Jean Taris, Swimming Champion (La Natation par Jean Taris, champion de France or Taris, roi de l'eau or Taris, champion de natation) is a 1931 French short documentary film directed by Jean Vigo, about the French swimmer Jean Taris. The film is notable for the many innovative techniques that Vigo uses, including close ups, slow motion shots and freeze frames of the swimmer's body.

At the end of 1930, Vigo was commissioned by Gaumont to direct a short film about swimming, centred on the French champion Jean Taris. Most of the film was shot at the Automobile Club de France, where the swimming pool had glass portholes through which underwater shots could be taken.

In the film's 56 shots, Vigo fulfils his commission by concentrating mainly on a demonstration of the crawl.
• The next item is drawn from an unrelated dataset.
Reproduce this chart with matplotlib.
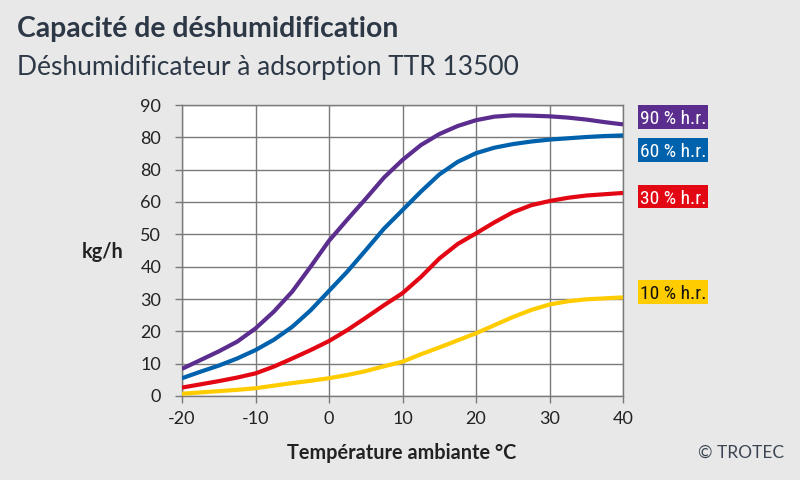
import matplotlib
matplotlib.use("Agg")
import matplotlib.pyplot as plt
from matplotlib.patches import Rectangle
from matplotlib import font_manager

temps = [-20, -17.5, -15, -12.5, -10, -7.5, -5, -2.5, 0, 2.5, 5, 7.5, 10,
         12.5, 15, 17.5, 20, 22.5, 25, 27.5, 30, 32.5, 35, 37.5, 40]
rh90 = [8.4, 11.1, 13.8, 16.8, 20.9, 26.1, 32.3, 40.0, 48.0, 54.6, 61.0, 67.6, 73.0,
        77.6, 81.0, 83.5, 85.3, 86.4, 86.8, 86.7, 86.5, 86.1, 85.5, 84.7, 84.0]
rh60 = [5.5, 7.5, 9.4, 11.6, 14.2, 17.4, 21.4, 26.5, 32.5, 38.5, 45.1, 51.8, 57.5,
        63.2, 68.5, 72.4, 75.1, 76.8, 77.9, 78.7, 79.3, 79.7, 80.1, 80.4, 80.6]
rh30 = [2.6, 3.6, 4.6, 5.7, 7.0, 9.1, 11.6, 14.2, 17.0, 20.4, 24.2, 28.1, 31.8,
        36.8, 42.5, 47.0, 50.3, 53.7, 56.8, 59.0, 60.3, 61.3, 62.0, 62.4, 62.8]
rh10 = [0.7, 1.1, 1.5, 1.9, 2.4, 3.2, 4.0, 4.7, 5.5, 6.5, 7.7, 9.2, 10.6,
        12.9, 15.0, 17.2, 19.4, 21.9, 24.4, 26.6, 28.3, 29.3, 29.9, 30.2, 30.5]
series_labels = ["90 % h.r.", "60 % h.r.", "30 % h.r.", "10 % h.r."]
colors = ["#5b2d8e", "#0062ad", "#e30613", "#ffcc00"]
label_text_colors = ["white", "white", "white", "#111111"]
label_y = [86.3, 76.1, 61.7, 32.3]

xticks = [-20, -10, 0, 10, 20, 30, 40]
yticks = [0, 10, 20, 30, 40, 50, 60, 70, 80, 90]
ytick_labels = ["0", "10", "20", "30", "40", "50", "60", "80", "80", "90"]

available = {f.name for f in font_manager.fontManager.ttflist}
narrow = "Roboto"
for cand in ["Roboto Condensed", "Liberation Sans Narrow", "Open Sans Condensed", "DejaVu Sans Condensed"]:
    if cand in available:
        narrow = cand
        break
main = "Lato" if "Lato" in available else "DejaVu Sans"
label_size = 14 if narrow != "Roboto" else 12.3

bg = "#e8e8e8"
fig = plt.figure(figsize=(8, 4.8), dpi=100, facecolor=bg)
ax = fig.add_axes([0.2275, 0.175, 0.55125, 0.60625])
ax.set_facecolor("white")

for y, c in zip([rh90, rh60, rh30, rh10], colors):
    ax.plot(temps, y, color=c, lw=3.0, solid_capstyle="butt", solid_joinstyle="round", zorder=3)

ax.set_xlim(-20, 40)
ax.set_ylim(0, 90)
ax.set_xticks(xticks)
ax.set_xticklabels([str(t) for t in xticks], fontfamily=main, fontsize=13, color="#222222")
ax.set_yticks(yticks)
ax.set_yticklabels(ytick_labels, fontfamily=main, fontsize=13, color="#222222")
ax.grid(True, color="#7a7a7a", lw=1.0)
ax.set_axisbelow(True)
for s in ax.spines.values():
    s.set_color("#7a7a7a")
    s.set_linewidth(1.0)
ax.tick_params(axis="both", length=5, width=1.0, color="#7a7a7a", pad=6)
ax.tick_params(axis="y", pad=10)

box_w = 9.55   # in data x units (70 px)
box_h = 7.4    # in data y units (24 px)
box_x = 42.05
for txt, c, tc, yv in zip(series_labels, colors, label_text_colors, label_y):
    ax.add_patch(Rectangle((box_x, yv - box_h / 2), box_w, box_h, facecolor=c,
                           edgecolor="none", clip_on=False, zorder=4))
    ax.text(box_x + box_w / 2, yv, txt, fontfamily=narrow, fontsize=label_size,
            color=tc, va="center_baseline", ha="center", clip_on=False, zorder=5)

fig.text(0.021, 1 - 37.5 / 480, "Capacité de déshumidification", fontfamily=main,
         fontweight="bold", fontsize=20.4, color="#2d3847", va="baseline", ha="left")
fig.text(0.021, 1 - 75 / 480, "Déshumidificateur à adsorption TTR 13500", fontfamily=main,
         fontsize=19, color="#2d3847", va="baseline", ha="left")
fig.text(103 / 800, 1 - 252 / 480, "kg/h", fontfamily=main, fontweight="bold", fontsize=14.3,
         color="#222222", va="center", ha="center")
fig.text(402 / 800, 1 - 453 / 480, "Température ambiante °C", fontfamily=main, fontweight="bold",
         fontsize=14.3, color="#222222", va="center", ha="center")
fig.text(784 / 800, 1 - 453 / 480, "© TROTEC", fontfamily=main, fontsize=12.5,
         color="#3a4452", va="center", ha="right")

fig.savefig("out.png", dpi=100, facecolor=bg)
However, he also introduces several unexpected and avant-garde effects, including a woman practising swimming strokes while lying flat on a stool out of the pool, with a life guard in attendance; slow motion underwater shots; a dive and a jump run backwards, so the swimmer flies out of the water; and Taris’s swimsuit dissolving to be replaced by a suit, overcoat and hat, in which he walks across the water.

Although Vigo disliked the final film, he was struck by the underwater shots, especially the strange image of a man's head under water. He reused that image in his later film L'Atalante.